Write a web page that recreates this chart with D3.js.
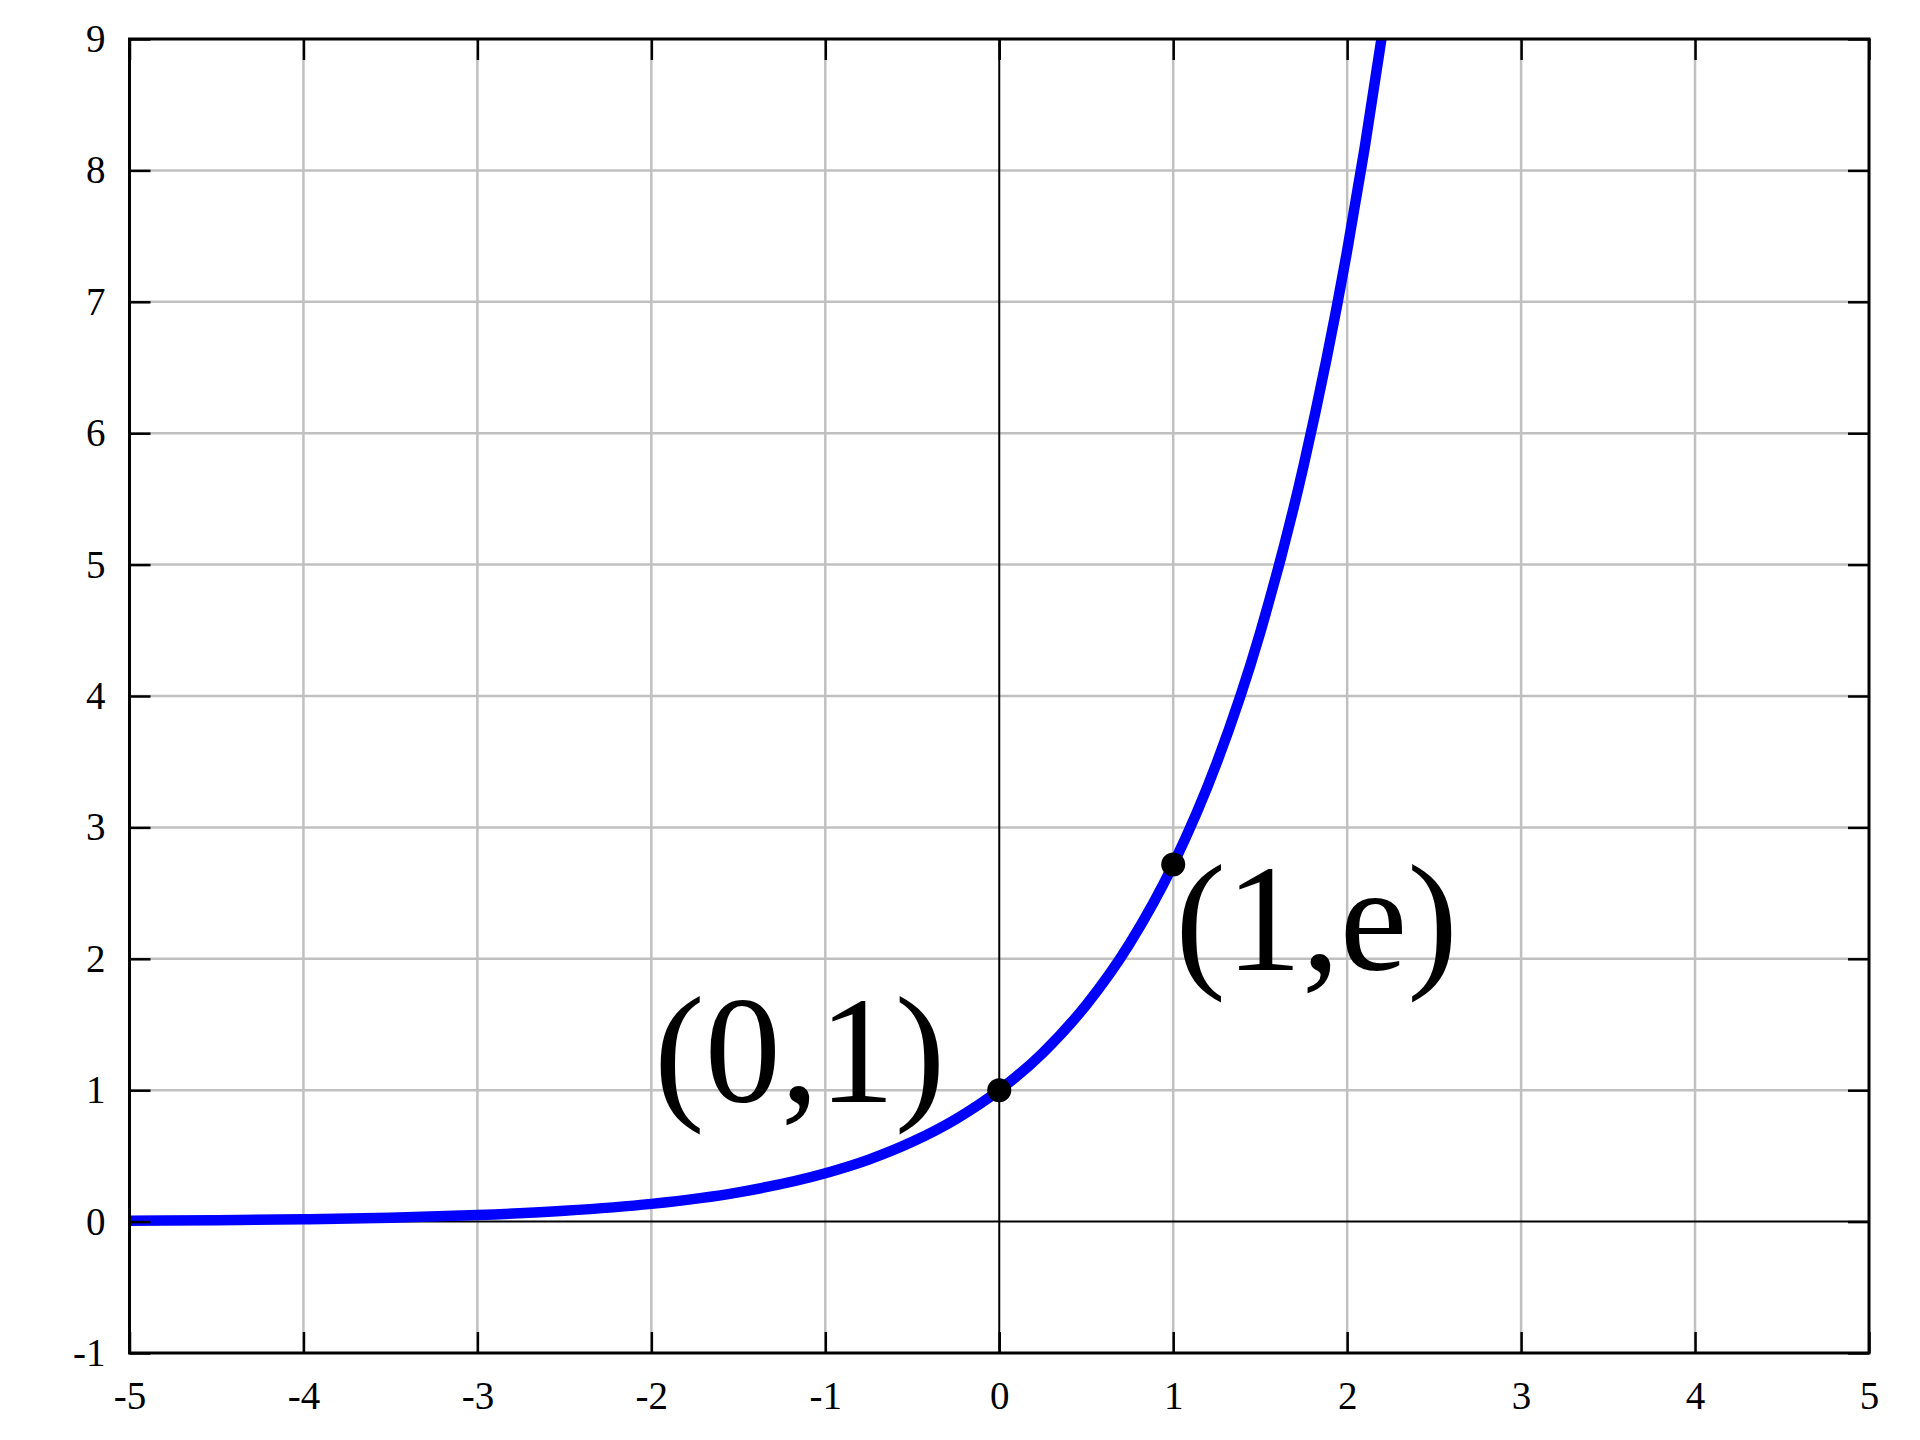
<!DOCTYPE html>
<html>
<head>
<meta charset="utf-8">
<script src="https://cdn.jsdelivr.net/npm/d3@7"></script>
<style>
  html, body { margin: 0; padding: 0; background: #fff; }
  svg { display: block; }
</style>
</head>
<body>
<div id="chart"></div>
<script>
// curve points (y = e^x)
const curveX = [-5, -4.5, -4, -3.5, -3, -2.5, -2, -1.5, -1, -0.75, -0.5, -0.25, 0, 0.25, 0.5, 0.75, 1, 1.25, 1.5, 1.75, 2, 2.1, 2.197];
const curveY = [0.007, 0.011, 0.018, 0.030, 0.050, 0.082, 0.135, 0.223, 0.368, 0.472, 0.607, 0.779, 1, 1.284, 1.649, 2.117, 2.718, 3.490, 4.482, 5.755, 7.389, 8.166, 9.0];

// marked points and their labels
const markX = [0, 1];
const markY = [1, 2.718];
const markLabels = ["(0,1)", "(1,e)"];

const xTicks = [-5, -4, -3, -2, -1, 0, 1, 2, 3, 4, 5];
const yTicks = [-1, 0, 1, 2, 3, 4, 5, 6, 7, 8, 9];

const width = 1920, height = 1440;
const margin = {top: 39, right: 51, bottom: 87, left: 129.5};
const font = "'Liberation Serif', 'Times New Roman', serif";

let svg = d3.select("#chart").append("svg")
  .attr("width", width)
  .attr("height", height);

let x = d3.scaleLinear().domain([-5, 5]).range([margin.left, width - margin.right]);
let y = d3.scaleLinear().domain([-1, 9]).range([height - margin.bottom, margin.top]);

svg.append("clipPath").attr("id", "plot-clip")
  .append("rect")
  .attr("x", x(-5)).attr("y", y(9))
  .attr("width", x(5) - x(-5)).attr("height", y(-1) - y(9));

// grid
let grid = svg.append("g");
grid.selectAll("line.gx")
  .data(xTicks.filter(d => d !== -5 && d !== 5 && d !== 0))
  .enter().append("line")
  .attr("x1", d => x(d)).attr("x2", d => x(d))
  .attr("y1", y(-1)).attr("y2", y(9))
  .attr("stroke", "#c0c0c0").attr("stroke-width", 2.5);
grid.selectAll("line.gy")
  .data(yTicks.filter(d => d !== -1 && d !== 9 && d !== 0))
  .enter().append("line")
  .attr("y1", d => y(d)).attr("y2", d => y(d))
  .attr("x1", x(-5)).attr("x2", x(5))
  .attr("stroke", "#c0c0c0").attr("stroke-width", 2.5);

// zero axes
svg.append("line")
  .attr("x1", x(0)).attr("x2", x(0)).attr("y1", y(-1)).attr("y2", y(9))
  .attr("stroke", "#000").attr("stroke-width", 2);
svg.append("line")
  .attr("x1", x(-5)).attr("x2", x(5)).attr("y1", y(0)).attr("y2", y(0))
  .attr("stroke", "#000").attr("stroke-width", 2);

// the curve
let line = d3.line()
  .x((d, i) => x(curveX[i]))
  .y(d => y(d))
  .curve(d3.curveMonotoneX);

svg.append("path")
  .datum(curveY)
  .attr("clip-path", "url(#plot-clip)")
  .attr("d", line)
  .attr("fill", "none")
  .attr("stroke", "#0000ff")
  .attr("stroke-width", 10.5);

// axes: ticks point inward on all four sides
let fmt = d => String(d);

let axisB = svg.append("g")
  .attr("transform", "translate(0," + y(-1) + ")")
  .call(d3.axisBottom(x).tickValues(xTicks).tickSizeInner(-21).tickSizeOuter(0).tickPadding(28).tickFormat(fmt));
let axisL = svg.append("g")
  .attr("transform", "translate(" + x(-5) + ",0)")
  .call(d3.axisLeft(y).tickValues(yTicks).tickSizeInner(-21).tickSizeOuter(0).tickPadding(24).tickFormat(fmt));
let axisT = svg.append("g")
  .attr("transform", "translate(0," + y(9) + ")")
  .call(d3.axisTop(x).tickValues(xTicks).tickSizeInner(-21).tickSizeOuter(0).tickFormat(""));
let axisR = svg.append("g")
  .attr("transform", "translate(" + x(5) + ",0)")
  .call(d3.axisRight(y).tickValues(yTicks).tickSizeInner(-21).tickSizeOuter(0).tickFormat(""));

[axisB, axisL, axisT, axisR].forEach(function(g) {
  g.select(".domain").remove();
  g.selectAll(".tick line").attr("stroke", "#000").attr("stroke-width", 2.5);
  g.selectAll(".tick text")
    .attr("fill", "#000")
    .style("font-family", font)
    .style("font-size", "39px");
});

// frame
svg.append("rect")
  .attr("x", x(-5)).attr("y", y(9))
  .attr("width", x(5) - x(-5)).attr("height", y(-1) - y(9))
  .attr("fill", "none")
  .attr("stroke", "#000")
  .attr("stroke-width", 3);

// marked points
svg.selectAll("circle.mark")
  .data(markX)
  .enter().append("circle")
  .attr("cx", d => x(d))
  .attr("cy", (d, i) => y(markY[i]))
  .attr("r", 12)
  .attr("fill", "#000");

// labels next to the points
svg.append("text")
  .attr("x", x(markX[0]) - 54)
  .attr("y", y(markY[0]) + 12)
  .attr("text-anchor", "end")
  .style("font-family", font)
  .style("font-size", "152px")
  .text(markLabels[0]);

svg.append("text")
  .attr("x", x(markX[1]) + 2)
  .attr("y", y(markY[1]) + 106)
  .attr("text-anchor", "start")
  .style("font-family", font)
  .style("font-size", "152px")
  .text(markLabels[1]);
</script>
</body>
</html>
########
→ **Given exercise**: Omitting all images, print the listing exactly.

→ **Task solution**:
Write a web page that recreates this chart with D3.js.
<!DOCTYPE html>
<html>
<head>
<meta charset="utf-8">
<script src="https://cdn.jsdelivr.net/npm/d3@7"></script>
<style>
  html, body { margin: 0; padding: 0; background: #fff; }
  svg { display: block; }
</style>
</head>
<body>
<div id="chart"></div>
<script>
// curve points (y = e^x)
const curveX = [-5, -4.5, -4, -3.5, -3, -2.5, -2, -1.5, -1, -0.75, -0.5, -0.25, 0, 0.25, 0.5, 0.75, 1, 1.25, 1.5, 1.75, 2, 2.1, 2.197];
const curveY = [0.007, 0.011, 0.018, 0.030, 0.050, 0.082, 0.135, 0.223, 0.368, 0.472, 0.607, 0.779, 1, 1.284, 1.649, 2.117, 2.718, 3.490, 4.482, 5.755, 7.389, 8.166, 9.0];

// marked points and their labels
const markX = [0, 1];
const markY = [1, 2.718];
const markLabels = ["(0,1)", "(1,e)"];

const xTicks = [-5, -4, -3, -2, -1, 0, 1, 2, 3, 4, 5];
const yTicks = [-1, 0, 1, 2, 3, 4, 5, 6, 7, 8, 9];

const width = 1920, height = 1440;
const margin = {top: 39, right: 51, bottom: 87, left: 129.5};
const font = "'Liberation Serif', 'Times New Roman', serif";

let svg = d3.select("#chart").append("svg")
  .attr("width", width)
  .attr("height", height);

let x = d3.scaleLinear().domain([-5, 5]).range([margin.left, width - margin.right]);
let y = d3.scaleLinear().domain([-1, 9]).range([height - margin.bottom, margin.top]);

svg.append("clipPath").attr("id", "plot-clip")
  .append("rect")
  .attr("x", x(-5)).attr("y", y(9))
  .attr("width", x(5) - x(-5)).attr("height", y(-1) - y(9));

// grid
let grid = svg.append("g");
grid.selectAll("line.gx")
  .data(xTicks.filter(d => d !== -5 && d !== 5 && d !== 0))
  .enter().append("line")
  .attr("x1", d => x(d)).attr("x2", d => x(d))
  .attr("y1", y(-1)).attr("y2", y(9))
  .attr("stroke", "#c0c0c0").attr("stroke-width", 2.5);
grid.selectAll("line.gy")
  .data(yTicks.filter(d => d !== -1 && d !== 9 && d !== 0))
  .enter().append("line")
  .attr("y1", d => y(d)).attr("y2", d => y(d))
  .attr("x1", x(-5)).attr("x2", x(5))
  .attr("stroke", "#c0c0c0").attr("stroke-width", 2.5);

// zero axes
svg.append("line")
  .attr("x1", x(0)).attr("x2", x(0)).attr("y1", y(-1)).attr("y2", y(9))
  .attr("stroke", "#000").attr("stroke-width", 2);
svg.append("line")
  .attr("x1", x(-5)).attr("x2", x(5)).attr("y1", y(0)).attr("y2", y(0))
  .attr("stroke", "#000").attr("stroke-width", 2);

// the curve
let line = d3.line()
  .x((d, i) => x(curveX[i]))
  .y(d => y(d))
  .curve(d3.curveMonotoneX);

svg.append("path")
  .datum(curveY)
  .attr("clip-path", "url(#plot-clip)")
  .attr("d", line)
  .attr("fill", "none")
  .attr("stroke", "#0000ff")
  .attr("stroke-width", 10.5);

// axes: ticks point inward on all four sides
let fmt = d => String(d);

let axisB = svg.append("g")
  .attr("transform", "translate(0," + y(-1) + ")")
  .call(d3.axisBottom(x).tickValues(xTicks).tickSizeInner(-21).tickSizeOuter(0).tickPadding(28).tickFormat(fmt));
let axisL = svg.append("g")
  .attr("transform", "translate(" + x(-5) + ",0)")
  .call(d3.axisLeft(y).tickValues(yTicks).tickSizeInner(-21).tickSizeOuter(0).tickPadding(24).tickFormat(fmt));
let axisT = svg.append("g")
  .attr("transform", "translate(0," + y(9) + ")")
  .call(d3.axisTop(x).tickValues(xTicks).tickSizeInner(-21).tickSizeOuter(0).tickFormat(""));
let axisR = svg.append("g")
  .attr("transform", "translate(" + x(5) + ",0)")
  .call(d3.axisRight(y).tickValues(yTicks).tickSizeInner(-21).tickSizeOuter(0).tickFormat(""));

[axisB, axisL, axisT, axisR].forEach(function(g) {
  g.select(".domain").remove();
  g.selectAll(".tick line").attr("stroke", "#000").attr("stroke-width", 2.5);
  g.selectAll(".tick text")
    .attr("fill", "#000")
    .style("font-family", font)
    .style("font-size", "39px");
});

// frame
svg.append("rect")
  .attr("x", x(-5)).attr("y", y(9))
  .attr("width", x(5) - x(-5)).attr("height", y(-1) - y(9))
  .attr("fill", "none")
  .attr("stroke", "#000")
  .attr("stroke-width", 3);

// marked points
svg.selectAll("circle.mark")
  .data(markX)
  .enter().append("circle")
  .attr("cx", d => x(d))
  .attr("cy", (d, i) => y(markY[i]))
  .attr("r", 12)
  .attr("fill", "#000");

// labels next to the points
svg.append("text")
  .attr("x", x(markX[0]) - 54)
  .attr("y", y(markY[0]) + 12)
  .attr("text-anchor", "end")
  .style("font-family", font)
  .style("font-size", "152px")
  .text(markLabels[0]);

svg.append("text")
  .attr("x", x(markX[1]) + 2)
  .attr("y", y(markY[1]) + 106)
  .attr("text-anchor", "start")
  .style("font-family", font)
  .style("font-size", "152px")
  .text(markLabels[1]);
</script>
</body>
</html>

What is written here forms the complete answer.